В «Как писать книги» Стивен Кинг предпочитает говорить об историях, а не о сюжете: «Истории – это находки, вроде окаменелостей в земле». Стоит ему отрыть такой самородок – ситуацию, характер, вроде характера Энни Уилкс в «Мизери», которая явилась ему во сне, – как за этим следует история. Он не доверяет тому, что называет «развитием сюжета», в этом он видит нечто подобное печально известному «Колесу сюжетов», которое изобрел популярный в 1920-х халтурщик-романист Эдгар Уоллес: если вы застревали с сюжетом, достаточно было крутануть картонный диск и посмотреть, что выскочило в окошке – «удачное появление» или «героиня признается в любви» [269].
Кинг предпочитает опираться на интуицию, а это говорит о том, что история – это, возможно, что-то неподвластное нашему контролю.

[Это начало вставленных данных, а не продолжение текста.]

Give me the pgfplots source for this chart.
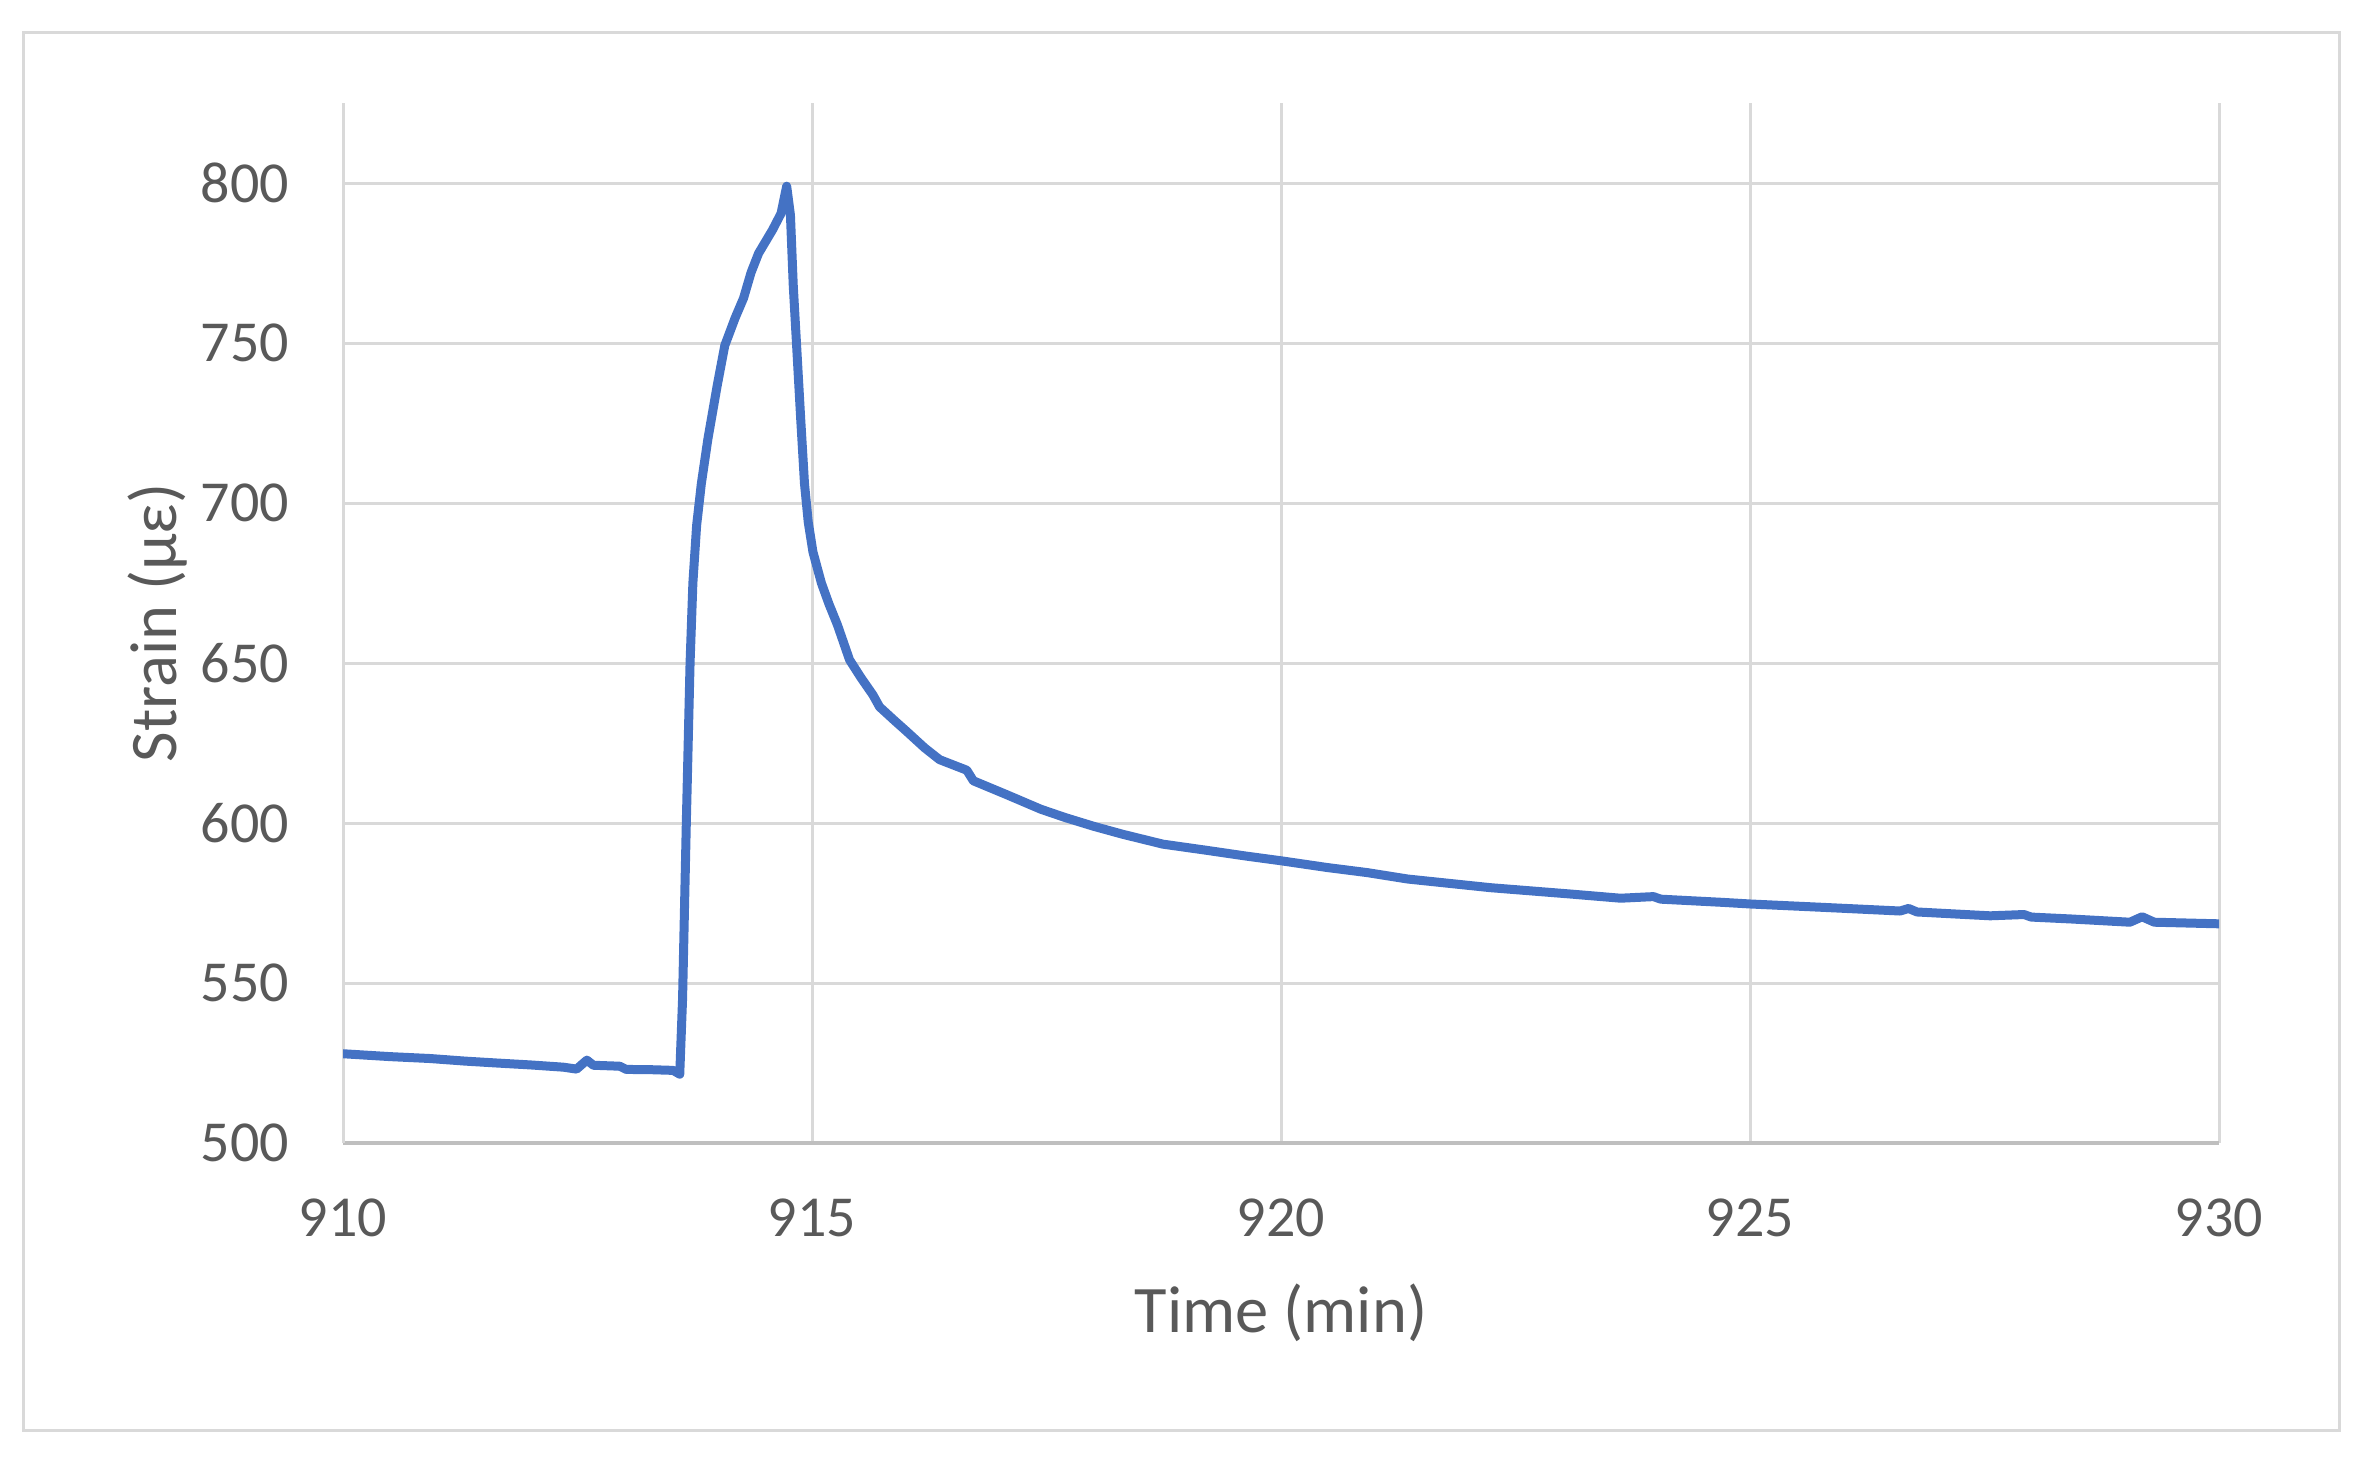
\documentclass[border=0pt]{standalone}
\usepackage{fontspec}
\setmainfont{Carlito}
\usepackage{pgfplots}
\pgfplotsset{compat=1.18}
\usepackage{pgfplotstable}
\definecolor{labelgray}{HTML}{595959}
\definecolor{gridgray}{HTML}{D9D9D9}
\definecolor{axisgray}{HTML}{BFBFBF}
\definecolor{linecol}{HTML}{4472C4}
\pgfplotstableread{
t s
910.00 527.9
910.50 527.0
910.93 526.4
911.30 525.6
911.64 525.0
912.00 524.4
912.35 523.7
912.49 523.1
912.60 525.9
912.67 524.3
912.95 524.0
913.02 523.0
913.30 522.9
913.52 522.7
913.59 521.5
913.62 545.0
913.66 600.0
913.70 650.0
913.73 675.0
913.77 693.0
913.82 706.0
913.89 720.0
913.99 736.8
914.07 749.2
914.18 757.8
914.27 764.0
914.35 772.0
914.43 778.0
914.58 785.4
914.67 790.5
914.73 799.0
914.77 790.0
914.80 768.0
914.84 747.0
914.88 726.0
914.92 706.0
914.96 694.0
915.01 684.7
915.10 675.0
915.18 668.5
915.27 662.0
915.40 651.0
915.52 645.5
915.65 640.0
915.72 636.3
915.88 632.0
916.01 628.6
916.20 623.5
916.36 619.8
916.65 616.5
916.72 613.2
917.08 608.8
917.44 604.3
917.70 601.7
918.00 599.0
918.31 596.5
918.74 593.4
919.20 591.5
919.62 589.7
920.00 588.2
920.49 586.1
920.92 584.5
921.35 582.5
922.23 579.8
923.09 577.8
923.62 576.5
923.97 577.0
924.05 576.2
924.71 575.2
925.00 574.7
925.81 573.6
926.60 572.5
926.69 573.3
926.78 572.2
927.56 571.0
927.92 571.4
928.00 570.6
928.43 570.0
929.05 569.0
929.18 570.7
929.31 569.0
930.00 568.5
}\straindata
\begin{document}
\begin{tikzpicture}
\useasboundingbox (0,0) rectangle (472.6pt,292.6pt);
\draw[gridgray, line width=0.6pt] (4.6pt,6.6pt) rectangle (467.8pt,286pt);
\begin{axis}[
  at={(68.6pt,64pt)}, anchor=south west,
  scale only axis, width=375.2pt, height=208pt,
  xmin=910, xmax=930, ymin=500, ymax=825,
  xtick={910,915,920,925,930},
  ytick={500,550,600,650,700,750,800},
  axis lines*=left,
  x axis line style={draw=axisgray, line width=0.8pt},
  y axis line style={draw=gridgray, line width=0.6pt},
  grid=major,
  major grid style={draw=gridgray, line width=0.6pt},
  major tick length=0pt,
  /pgf/number format/assume math mode=true,
  /pgf/number format/1000 sep={},
  xticklabel style={font=\fontsize{11.6}{14}\selectfont, text=labelgray, inner sep=0pt, anchor=north, yshift=-11pt},
  yticklabel style={font=\fontsize{11.6}{14}\selectfont, text=labelgray, inner sep=0pt, anchor=east, xshift=-10.6pt},
  xlabel={Time (min)},
  ylabel={Strain (με)},
  xlabel style={font=\fontsize{13.3}{16}\selectfont, text=labelgray, inner sep=0pt, at={(axis description cs:0.5,-0.1822)}, anchor=base},
  ylabel style={font=\fontsize{13.3}{16}\selectfont, text=labelgray, inner sep=0pt, at={(axis description cs:-0.0885,0.5)}, anchor=base, rotate=0},
]
\addplot[linecol, line width=1.8pt, line join=round, line cap=round, mark=none] table[x=t, y=s] {\straindata};
\end{axis}
\end{tikzpicture}
\end{document}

Об этом пишет Джон Йорк [270] в своей «библии рассказчика» «Чем дальше в лес». Как считает Йорк, «повествование имеет форму, а не просто состоит из отдельных сюжетов, и она доминирует в том, как рассказываются все истории, и восходит не только к временам Возрождения, но и к самому началу письменности». Эта единая структура управляет всем – от прозы, кажущейся «бессюжетной», и авангардных артхаузных фильмов до бестселлеров, которые продаются в аэропортах. Каждая история начинается с «однажды»: где-то с кем-то нечто происходит. Это нечто известно как завязка, провоцирующая событие. В каждой истории имеется эта завязка, ведущая к противостоянию, кризису и разрешению.